Depuis une dizaine d’années, Hay River a un Comité de justice, financé par le gouvernement des TNO. Il compte six personnes, donc cinq sont bénévoles et très impliqués dans cette pratique alternative. Ils interviennent surtout auprès des jeunes délinquants poursuivis pour effractions, conduite en état d’ivresse ou abus de drogue. Une fois qu’un cas leur est soumis, deux membres du Comité prennent en charge le délinquant et sa victime et suivent le processus dans son intégralité en dedans d’une période de deux semaines. Bobby Hamilton, coordonnatrice, reconnaît cependant qu’il leur faut plus de formation et qu’il faut également sensibiliser la population à ce processus. « Nous avons besoin de la participation de toute la communauté, dit-elle. Il s’agit d’en parler davantage, d’expliquer et de comprendre à quel point il est important pour une victime comme pour un délinquant de pouvoir s’exprimer, réparer et être réintégré. » Mme Hamilton a organisé les événements mis en place à Hay River autour du thème de la justice réparatrice. Marche collective en ville, conférence à l’école secondaire, atelier de formation sous la conduite de M. White, rencontre avec les policiers et avec les membres de la Chambre de commerce sont des initiatives destinées à sensibiliser tous les habitants. Elle prévoit de mettre en place des ateliers pendant toute l’année 2009.
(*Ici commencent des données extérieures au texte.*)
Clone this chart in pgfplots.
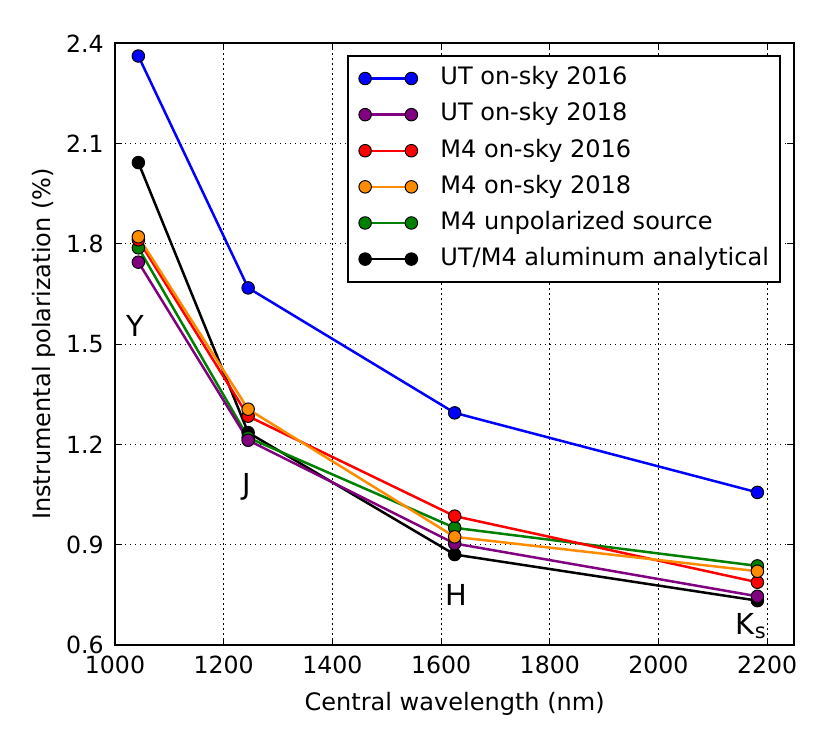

En 2009, le Canada comptait 288 programmes de justice réparatrice, fonctionnant à travers des instances comme les cercles de guérison, les rencontres victimes-délinquants, les conférences familiales. L’émergence de ce courant alternatif, promu par des personnes élevées dans une tradition judéo-chrétienne, viendrait d’une remise en question de la pertinence des réponses pénales à la petite délinquance et particulièrement l’échec de la répression suivie de l’incarcération.